Having directed such a variety of films, one has to ask what it is that Michell looks for in a story. “The answer is I don’t know,” he admitted. “I wait for something that grabs me in a way that I don’t quite understand if something has made me curious or sort of peaks my fascination. I think if anything links the films I’ve made—and I’ve started to think of this quite recently—is they’re all marriages of one form or another. Mostly, they’re marriages gone wrong or are going wrong, or they’re full of weirdness. But this is no exception to that because this is a love story as well as a psychological thriller. It’s a love story for about half of it, and I suppose that’s something that interests all of us. It interests me.”
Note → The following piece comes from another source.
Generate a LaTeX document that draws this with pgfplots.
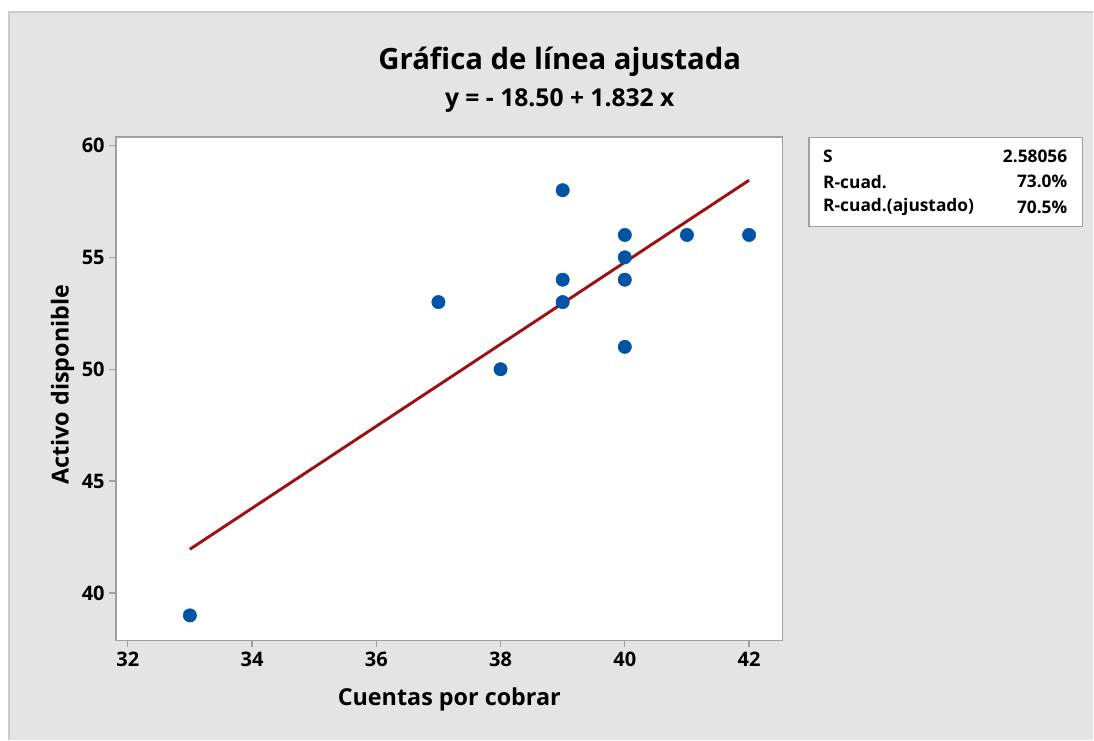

How does directing his own screenplay compare with directing, say, Richard Curtis’s “Notting Hill”? “You have to treat your screenplay as you would any screenplay, that is, you have to treat it with the respect it deserves. But not with too much respect, because something better might come along,” Michell explained. “The first thing you do when you start rehearsing the script is to question the words and see if they are right—and more importantly, are there too many of them? You often find that the best thing you can do in rehearsal is to pull out dialogue, cut dialogue stuff that you think you need, but you don’t need. That’s always an interesting discovery. For the most part, as in ‘Notting Hill,’ I thought that the screenplay held up to the process pretty well and the actors found it easy to say. I find it exciting writing the screenplay, I must say. I’ve done quite a lot of adapting in the past. It wasn’t a completely new process for me, but it’s the first time I’ve done a movie, and I take the full credit for it.”

Are there any characters that Michell would like to revisit? “’Notting Hill Part 2,’ that would be interesting,” he divulged. “Are they still together? Have they got kids? Did they make it? Did her fame eventually drive him around the bend? Who knows? That would be interesting.”

My Cousin Rachel” opens in select theaters June 9.